IF the RDB file can't be saved, the shutdown fails, and the server continues to run in order to ensure no data loss. Likewise, if the user just turned on AOF, and the server triggered the first AOF rewrite in order to create the initial AOF file but this file can't be saved, the shutdown fails and the server continues to run. No further attempt to shut down will be made unless a new SIGTERM is received or the SHUTDOWN command is issued.

Since Redis OSS 7.0, the server waits for lagging replicas up to a configurable shutdown-timeout, 10 seconds by default, before shutting down. This provides a best effort to minimize the risk of data loss in a situation where no save points are configured and AOF is deactivated. Before version 7.0, shutting down a heavily loaded primary node in a diskless setup was more likely to result in data loss. To minimize the risk of data loss in such setups, trigger a manual FAILOVER (or CLUSTER FAILOVER) to demote the primary to a replica and promote one of the replicas to a new primary before shutting down a primary node.

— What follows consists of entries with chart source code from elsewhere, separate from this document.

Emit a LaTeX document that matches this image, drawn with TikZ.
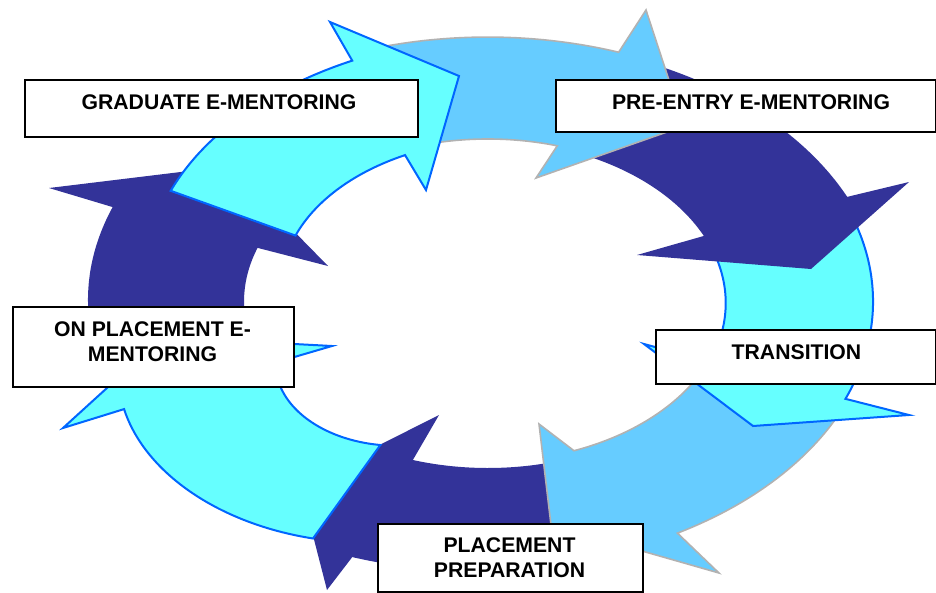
\documentclass[tikz,border=0pt]{standalone}
\usepackage{fontspec}
\setmainfont{Liberation Sans}
\definecolor{navy}{HTML}{333399}
\definecolor{lblue}{HTML}{66CCFF}
\definecolor{aqua}{HTML}{66FFFF}
\definecolor{aquaedge}{HTML}{0066FF}
\definecolor{greyedge}{HTML}{B2B2B2}
\newcommand\setring[9]{\def\RTa{#1}\def\RTo{#2}\def\RTi{#3}\def\RIa{#4}\def\RIb{#5}\def\ROa{#6}\def\ROb{#7}\def\RBi{#8}\def\RBo{#9}}
\newcommand\ringarrow[2]{%
 \path[#1] plot[domain=0:1,samples=60,variable=\q]
   ({483+1.48*(\ROa+(\ROb-\ROa)*\q+4*(\RBo)*\q*(1-\q))*cos(\RTa+(\RTo-\RTa)*\q)},
    {303+(\ROa+(\ROb-\ROa)*\q+4*(\RBo)*\q*(1-\q))*sin(\RTa+(\RTo-\RTa)*\q)})
   -- #2 --
   plot[domain=0:1,samples=60,variable=\q]
   ({483+1.48*(\RIb+(\RIa-\RIb)*\q+4*(\RBi)*\q*(1-\q))*cos(\RTi+(\RTa-\RTi)*\q)},
    {303+(\RIb+(\RIa-\RIb)*\q+4*(\RBi)*\q*(1-\q))*sin(\RTi+(\RTa-\RTi)*\q)})
   -- cycle;}
\tikzset{
  darkarrow/.style={fill=navy},
  lightarrow/.style={fill=lblue,draw=greyedge,line width=1.6pt,line join=miter},
  aquaarrow/.style={fill=aqua,draw=aquaedge,line width=2pt,line join=miter},
  labelbox/.style={draw=black,fill=white,line width=1.8pt,inner sep=0pt},
  labeltext/.style={font=\fontsize{21.2}{24.5}\selectfont\bfseries,inner sep=0pt,align=center,text=black}
}
\begin{document}
\begin{tikzpicture}[x=1pt,y=-1pt]
\useasboundingbox (0,0) rectangle (936,592);
% D dark bottom
\setring{72}{109.2}{106.8}{166}{164}{268}{269}{0}{0}
\ringarrow{darkarrow}{(327,590) -- (300,485) -- (439,415)}
% F dark left
\setring{163}{201}{199.9}{161}{162}{266}{268}{0}{0}
\ringarrow{darkarrow}{(49,188) -- (230,166) -- (328,266)}
% C light blue bottom right
\setring{25}{60.3}{67.4}{163}{160}{265}{265}{0}{0}
\ringarrow{lightarrow}{(719,573) -- (551,525) -- (539,424)}
% B aqua right
\setring{342}{381.4}{381}{164}{164}{264}{263}{0}{0}
\ringarrow{aquaarrow}{(909,415) -- (753,426) -- (644,344)}
% A dark right
\setring{294}{336.7}{335.8}{163}{163.6}{265}{268}{0}{0}
\ringarrow{darkarrow}{(909,182) -- (811,269) -- (637,255)}
% H light blue top
\setring{253}{290.1}{287.7}{163}{165}{265}{267}{0}{0}
\ringarrow{lightarrow}{(646,10) -- (684,126) -- (536,178)}
% G aqua top-left
\setring{208}{250}{250.4}{143.5}{157}{239}{258}{0}{0}
\ringarrow{aquaarrow}{(330,22) -- (459,76) -- (426,190)}
% E aqua bottom-left
\setring{116}{156.4}{157}{158}{152}{262}{264.7}{11}{10}
\ringarrow{aquaarrow}{(63,428) -- (163,337) -- (332,346)}
% label boxes
\node[labelbox,anchor=north west,minimum width=393pt,minimum height=57pt] (bgrad) at (24,79) {};
\node[labeltext] (tgrad) at (219,102) {GRADUATE E-MENTORING};
\node[labelbox,anchor=north west,minimum width=380pt,minimum height=52pt] (bpre) at (555,79) {};
\node[labeltext] (tpre) at (751,102) {PRE-ENTRY E-MENTORING};
\node[labelbox,anchor=north west,minimum width=281pt,minimum height=80pt] (bon) at (12,306) {};
\node[labeltext] (ton) at (152.5,341.5) {ON PLACEMENT E-\\MENTORING};
\node[labelbox,anchor=north west,minimum width=280pt,minimum height=54pt] (btra) at (655,329) {};
\node[labeltext] (ttra) at (796.5,352) {TRANSITION};
\node[labelbox,anchor=north west,minimum width=265pt,minimum height=68pt] (bprep) at (377,523) {};
\node[labeltext] (tprep) at (509.5,557.5) {PLACEMENT\\PREPARATION};
\end{tikzpicture}
\end{document}
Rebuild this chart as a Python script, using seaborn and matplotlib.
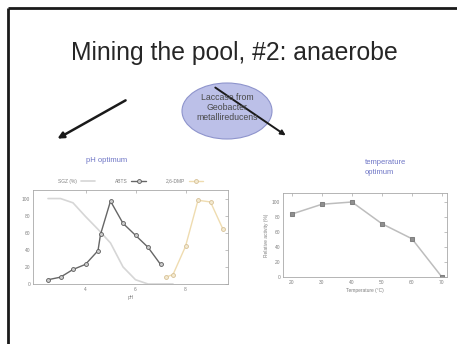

SIGSEGV, SIGBUS, SIGFPE and SIGILL

The following signals are handled as a Valkey crash:

  • SIGSEGV
  • SIGBUS
  • SIGFPE
  • SIGILL

Once one of these signals is trapped, Valkey stops any current operation and performs the following actions:

  • Adds a bug report to the log file. This includes a stack trace, dump of registers, and information about the state of clients.
  • A fast memory test is performed as a first check of the reliability of the crashing system.
  • If the server was daemonized, the PID file is removed.
  • Finally the server unregisters its own signal handler for the received signal and resends the same signal to itself to make sure that the default action is performed, such as dumping the core on the file system.

What happens when a child process gets killed

When the child performing the Append Only File rewrite gets killed by a signal, Valkey handles this as an error and discards the (probably partial or corrupted) AOF file. It will attempt the rewrite again later.

When the child performing an RDB save is killed, Valkey handles the condition as a more severe error. While the failure of an AOF file rewrite can cause AOF file enlargement, failed RDB file creation reduces durability.

As a result of the child producing the RDB file being killed by a signal, or when the child exits with an error (non zero exit code), Valkey enters a special error condition where no further write command is accepted.

  • Valkey will continue to reply to read commands.
  • Valkey will reply to all write commands with a MISCONFIG error.

This error condition will persist until it becomes possible to create an RDB file successfully.

Kill the RDB file without errors

Sometimes the user may want to kill the RDB-saving child process without generating an error. This can be done using the signal SIGUSR1. This signal is handled in a special way: it kills the child process like any other signal, but the parent process will not detect this as a critical error and will continue to serve write requests.